• EXERCISE: Set down the material below word for word, excluding the pictures.

..............................

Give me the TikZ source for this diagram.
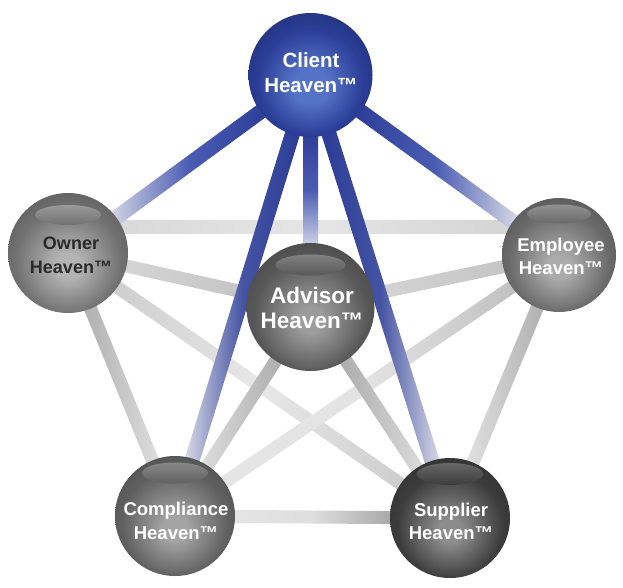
\documentclass[tikz,border=0pt]{standalone}
\usepackage{fontspec}
\setmainfont{Liberation Sans}
\usetikzlibrary{calc}

\definecolor{clC}{HTML}{5573C6}
\definecolor{clE}{HTML}{2B3E98}
\definecolor{owC}{HTML}{B4B4B4}
\definecolor{owE}{HTML}{717171}
\definecolor{emC}{HTML}{ABABAB}
\definecolor{emE}{HTML}{6A6A6A}
\definecolor{adC}{HTML}{9C9C9C}
\definecolor{adE}{HTML}{585858}
\definecolor{coC}{HTML}{A4A4A4}
\definecolor{coE}{HTML}{606060}
\definecolor{suC}{HTML}{8C8C8C}
\definecolor{suE}{HTML}{3C3C3C}
\definecolor{blD}{HTML}{2A3B96}
\definecolor{blM}{HTML}{4A5CB2}
\definecolor{blL}{HTML}{DCDDE8}
\definecolor{txtDark}{HTML}{2A2A2A}

\pgfdeclareradialshading{shclient}{\pgfpoint{0bp}{-5bp}}{color(0bp)=(clC); color(7bp)=(clC); color(21bp)=(clE); color(28bp)=(clE!85!black); color(50bp)=(clE!85!black)}
\pgfdeclareradialshading{showner}{\pgfpoint{0bp}{-6bp}}{color(0bp)=(owC); color(5bp)=(owC); color(22bp)=(owE); color(30bp)=(owE!85!black); color(50bp)=(owE!85!black)}
\pgfdeclareradialshading{shemployee}{\pgfpoint{0bp}{-6bp}}{color(0bp)=(emC); color(5bp)=(emC); color(22bp)=(emE); color(30bp)=(emE!85!black); color(50bp)=(emE!85!black)}
\pgfdeclareradialshading{shadvisor}{\pgfpoint{0bp}{-6bp}}{color(0bp)=(adC); color(5bp)=(adC); color(22bp)=(adE); color(30bp)=(adE!85!black); color(50bp)=(adE!85!black)}
\pgfdeclareradialshading{shcompliance}{\pgfpoint{0bp}{-6bp}}{color(0bp)=(coC); color(5bp)=(coC); color(22bp)=(coE); color(30bp)=(coE!85!black); color(50bp)=(coE!85!black)}
\pgfdeclareradialshading{shsupplier}{\pgfpoint{0bp}{-6bp}}{color(0bp)=(suC); color(5bp)=(suC); color(22bp)=(suE); color(30bp)=(suE!85!black); color(50bp)=(suE!85!black)}

\pgfdeclarelayer{bands}
\pgfdeclarelayer{paper}
\pgfsetlayers{paper,bands,main}

\tikzset{
  sphere/.style={circle, inner sep=0pt, outer sep=0pt, draw=none},
  bandnode/.style={rectangle, inner sep=0pt, outer sep=0pt, draw=none, minimum height=13pt},
  bluefwd/.style={minimum height=15pt, left color=blD, right color=blL, middle color=blM},
  bluerev/.style={minimum height=15pt, left color=blL, right color=blD, middle color=blM},
  lbl/.style={align=center, inner sep=0pt, text=white, font=\bfseries},
}

% name, from (left), to (right), inset, style
\newcommand\edgeband[5]{%
  \path let \p1=($(#2)!#4!(#3)$), \p2=($(#3)!#4!(#2)$),
    \n1={atan2(\y2-\y1,\x2-\x1)}, \n2={veclen(\x2-\x1,\y2-\y1)} in
    node[bandnode, rotate=\n1, minimum width=\n2, anchor=west, #5] (#1) at (\p1) {};}

\begin{document}
\begin{tikzpicture}[x=1pt,y=-1pt]
\useasboundingbox (0,0) rectangle (623,587);
\begin{pgfonlayer}{paper}
\fill[white] (0,0) rectangle (623,587);
\end{pgfonlayer}

% spheres
\node[sphere, minimum size=124pt, shading=shclient] (client) at (310.5,75) {};
\node[sphere, minimum size=120pt, shading=showner] (owner) at (68,253) {};
\node[sphere, minimum size=114pt, shading=shemployee] (employee) at (559,255) {};
\node[sphere, minimum size=128pt, shading=shadvisor] (advisor) at (310.5,307) {};
\node[sphere, minimum size=120pt, shading=shcompliance] (compliance) at (175,516) {};
\node[sphere, minimum size=120pt, shading=shsupplier] (supplier) at (450,518) {};

\coordinate (oe1) at ($(owner)+(0,-26)$);
\coordinate (oe2) at ($(employee)+(0,-28)$);

% highlights
\path[top color=owE!72!white, bottom color=owE] ($(owner)+(0,-38)$) ellipse [x radius=33pt, y radius=10pt];
\path[top color=emE!74!white, bottom color=emE] ($(employee)+(0,-41)$) ellipse [x radius=32pt, y radius=9.5pt];
\path[top color=adE!75!white, bottom color=adE] ($(advisor)+(0,-42)$) ellipse [x radius=35pt, y radius=10.5pt];
\path[top color=coE!75!white, bottom color=coE] ($(compliance)+(0,-43)$) ellipse [x radius=33pt, y radius=10.5pt];
\path[top color=suE!78!white, bottom color=suE] ($(supplier)+(0,-44)$) ellipse [x radius=33pt, y radius=11pt];

% labels
\node[lbl, font=\bfseries\fontsize{20.5}{25}\selectfont] (clientlbl) at (311,72.5) {Client\\Heaven™};
\node[lbl, text=txtDark, font=\bfseries\fontsize{18}{24}\selectfont] (ownerlbl) at (71,255) {Owner\\Heaven™};
\node[lbl, font=\bfseries\fontsize{18.5}{23.5}\selectfont] (employeelbl) at (561,256.5) {Employee\\Heaven™};
\node[lbl, font=\bfseries\fontsize{22.5}{25}\selectfont] (advisorlbl) at (312,307.5) {Advisor\\Heaven™};
\node[lbl, font=\bfseries\fontsize{18.5}{24}\selectfont] (compliancelbl) at (176,520.5) {Compliance\\Heaven™};
\node[lbl, font=\bfseries\fontsize{18.5}{23.5}\selectfont] (supplierlbl) at (451,521.5) {Supplier\\Heaven™};

\begin{pgfonlayer}{bands}
% gray connectors (always drawn left to right)
\edgeband{bOE}{oe1}{oe2}{42pt}{left color=black!15, right color=black!17, middle color=black!10}
\edgeband{bOA}{owner}{advisor}{48pt}{left color=black!16, right color=black!24}
\edgeband{bOC}{owner}{compliance}{48pt}{left color=black!32, right color=black!12}
\edgeband{bOS}{owner}{supplier}{48pt}{left color=black!20, right color=black!20, middle color=black!9}
\edgeband{bEA}{advisor}{employee}{48pt}{left color=black!16, right color=black!23}
\edgeband{bEC}{compliance}{employee}{48pt}{left color=black!10, right color=black!25, middle color=black!11}
\edgeband{bES}{supplier}{employee}{48pt}{left color=black!11, right color=black!32}
\edgeband{bAC}{compliance}{advisor}{48pt}{left color=black!12, right color=black!34}
\edgeband{bAS}{advisor}{supplier}{48pt}{left color=black!34, right color=black!13}
\edgeband{bCS}{compliance}{supplier}{48pt}{left color=black!10, right color=black!37, middle color=black!13}
% blue connectors
\edgeband{bCO}{owner}{client}{52pt}{bluerev}
\edgeband{bCE}{client}{employee}{52pt}{bluefwd}
\path let \p1=($(client)!52pt!(advisor)$), \p2=($(advisor)!54pt!(client)$),
  \n2={veclen(\x2-\x1,\y2-\y1)} in
  node[bandnode, minimum width=15pt, minimum height=\n2, anchor=north,
       top color=blD, bottom color=blL!80!white, middle color=blM] (bCA) at (\p1) {};
\edgeband{bCC}{compliance}{client}{52pt}{bluerev, middle color=blD!85!blL}
\edgeband{bCSu}{client}{supplier}{52pt}{bluefwd, middle color=blD!85!blL}
\end{pgfonlayer}
\end{tikzpicture}
\end{document}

..............................

• SOLUTION TO THIS EXERCISE:
Give me the TikZ source for this diagram.
\documentclass[tikz,border=0pt]{standalone}
\usepackage{fontspec}
\setmainfont{Liberation Sans}
\usetikzlibrary{calc}

\definecolor{clC}{HTML}{5573C6}
\definecolor{clE}{HTML}{2B3E98}
\definecolor{owC}{HTML}{B4B4B4}
\definecolor{owE}{HTML}{717171}
\definecolor{emC}{HTML}{ABABAB}
\definecolor{emE}{HTML}{6A6A6A}
\definecolor{adC}{HTML}{9C9C9C}
\definecolor{adE}{HTML}{585858}
\definecolor{coC}{HTML}{A4A4A4}
\definecolor{coE}{HTML}{606060}
\definecolor{suC}{HTML}{8C8C8C}
\definecolor{suE}{HTML}{3C3C3C}
\definecolor{blD}{HTML}{2A3B96}
\definecolor{blM}{HTML}{4A5CB2}
\definecolor{blL}{HTML}{DCDDE8}
\definecolor{txtDark}{HTML}{2A2A2A}

\pgfdeclareradialshading{shclient}{\pgfpoint{0bp}{-5bp}}{color(0bp)=(clC); color(7bp)=(clC); color(21bp)=(clE); color(28bp)=(clE!85!black); color(50bp)=(clE!85!black)}
\pgfdeclareradialshading{showner}{\pgfpoint{0bp}{-6bp}}{color(0bp)=(owC); color(5bp)=(owC); color(22bp)=(owE); color(30bp)=(owE!85!black); color(50bp)=(owE!85!black)}
\pgfdeclareradialshading{shemployee}{\pgfpoint{0bp}{-6bp}}{color(0bp)=(emC); color(5bp)=(emC); color(22bp)=(emE); color(30bp)=(emE!85!black); color(50bp)=(emE!85!black)}
\pgfdeclareradialshading{shadvisor}{\pgfpoint{0bp}{-6bp}}{color(0bp)=(adC); color(5bp)=(adC); color(22bp)=(adE); color(30bp)=(adE!85!black); color(50bp)=(adE!85!black)}
\pgfdeclareradialshading{shcompliance}{\pgfpoint{0bp}{-6bp}}{color(0bp)=(coC); color(5bp)=(coC); color(22bp)=(coE); color(30bp)=(coE!85!black); color(50bp)=(coE!85!black)}
\pgfdeclareradialshading{shsupplier}{\pgfpoint{0bp}{-6bp}}{color(0bp)=(suC); color(5bp)=(suC); color(22bp)=(suE); color(30bp)=(suE!85!black); color(50bp)=(suE!85!black)}

\pgfdeclarelayer{bands}
\pgfdeclarelayer{paper}
\pgfsetlayers{paper,bands,main}

\tikzset{
  sphere/.style={circle, inner sep=0pt, outer sep=0pt, draw=none},
  bandnode/.style={rectangle, inner sep=0pt, outer sep=0pt, draw=none, minimum height=13pt},
  bluefwd/.style={minimum height=15pt, left color=blD, right color=blL, middle color=blM},
  bluerev/.style={minimum height=15pt, left color=blL, right color=blD, middle color=blM},
  lbl/.style={align=center, inner sep=0pt, text=white, font=\bfseries},
}

% name, from (left), to (right), inset, style
\newcommand\edgeband[5]{%
  \path let \p1=($(#2)!#4!(#3)$), \p2=($(#3)!#4!(#2)$),
    \n1={atan2(\y2-\y1,\x2-\x1)}, \n2={veclen(\x2-\x1,\y2-\y1)} in
    node[bandnode, rotate=\n1, minimum width=\n2, anchor=west, #5] (#1) at (\p1) {};}

\begin{document}
\begin{tikzpicture}[x=1pt,y=-1pt]
\useasboundingbox (0,0) rectangle (623,587);
\begin{pgfonlayer}{paper}
\fill[white] (0,0) rectangle (623,587);
\end{pgfonlayer}

% spheres
\node[sphere, minimum size=124pt, shading=shclient] (client) at (310.5,75) {};
\node[sphere, minimum size=120pt, shading=showner] (owner) at (68,253) {};
\node[sphere, minimum size=114pt, shading=shemployee] (employee) at (559,255) {};
\node[sphere, minimum size=128pt, shading=shadvisor] (advisor) at (310.5,307) {};
\node[sphere, minimum size=120pt, shading=shcompliance] (compliance) at (175,516) {};
\node[sphere, minimum size=120pt, shading=shsupplier] (supplier) at (450,518) {};

\coordinate (oe1) at ($(owner)+(0,-26)$);
\coordinate (oe2) at ($(employee)+(0,-28)$);

% highlights
\path[top color=owE!72!white, bottom color=owE] ($(owner)+(0,-38)$) ellipse [x radius=33pt, y radius=10pt];
\path[top color=emE!74!white, bottom color=emE] ($(employee)+(0,-41)$) ellipse [x radius=32pt, y radius=9.5pt];
\path[top color=adE!75!white, bottom color=adE] ($(advisor)+(0,-42)$) ellipse [x radius=35pt, y radius=10.5pt];
\path[top color=coE!75!white, bottom color=coE] ($(compliance)+(0,-43)$) ellipse [x radius=33pt, y radius=10.5pt];
\path[top color=suE!78!white, bottom color=suE] ($(supplier)+(0,-44)$) ellipse [x radius=33pt, y radius=11pt];

% labels
\node[lbl, font=\bfseries\fontsize{20.5}{25}\selectfont] (clientlbl) at (311,72.5) {Client\\Heaven™};
\node[lbl, text=txtDark, font=\bfseries\fontsize{18}{24}\selectfont] (ownerlbl) at (71,255) {Owner\\Heaven™};
\node[lbl, font=\bfseries\fontsize{18.5}{23.5}\selectfont] (employeelbl) at (561,256.5) {Employee\\Heaven™};
\node[lbl, font=\bfseries\fontsize{22.5}{25}\selectfont] (advisorlbl) at (312,307.5) {Advisor\\Heaven™};
\node[lbl, font=\bfseries\fontsize{18.5}{24}\selectfont] (compliancelbl) at (176,520.5) {Compliance\\Heaven™};
\node[lbl, font=\bfseries\fontsize{18.5}{23.5}\selectfont] (supplierlbl) at (451,521.5) {Supplier\\Heaven™};

\begin{pgfonlayer}{bands}
% gray connectors (always drawn left to right)
\edgeband{bOE}{oe1}{oe2}{42pt}{left color=black!15, right color=black!17, middle color=black!10}
\edgeband{bOA}{owner}{advisor}{48pt}{left color=black!16, right color=black!24}
\edgeband{bOC}{owner}{compliance}{48pt}{left color=black!32, right color=black!12}
\edgeband{bOS}{owner}{supplier}{48pt}{left color=black!20, right color=black!20, middle color=black!9}
\edgeband{bEA}{advisor}{employee}{48pt}{left color=black!16, right color=black!23}
\edgeband{bEC}{compliance}{employee}{48pt}{left color=black!10, right color=black!25, middle color=black!11}
\edgeband{bES}{supplier}{employee}{48pt}{left color=black!11, right color=black!32}
\edgeband{bAC}{compliance}{advisor}{48pt}{left color=black!12, right color=black!34}
\edgeband{bAS}{advisor}{supplier}{48pt}{left color=black!34, right color=black!13}
\edgeband{bCS}{compliance}{supplier}{48pt}{left color=black!10, right color=black!37, middle color=black!13}
% blue connectors
\edgeband{bCO}{owner}{client}{52pt}{bluerev}
\edgeband{bCE}{client}{employee}{52pt}{bluefwd}
\path let \p1=($(client)!52pt!(advisor)$), \p2=($(advisor)!54pt!(client)$),
  \n2={veclen(\x2-\x1,\y2-\y1)} in
  node[bandnode, minimum width=15pt, minimum height=\n2, anchor=north,
       top color=blD, bottom color=blL!80!white, middle color=blM] (bCA) at (\p1) {};
\edgeband{bCC}{compliance}{client}{52pt}{bluerev, middle color=blD!85!blL}
\edgeband{bCSu}{client}{supplier}{52pt}{bluefwd, middle color=blD!85!blL}
\end{pgfonlayer}
\end{tikzpicture}
\end{document}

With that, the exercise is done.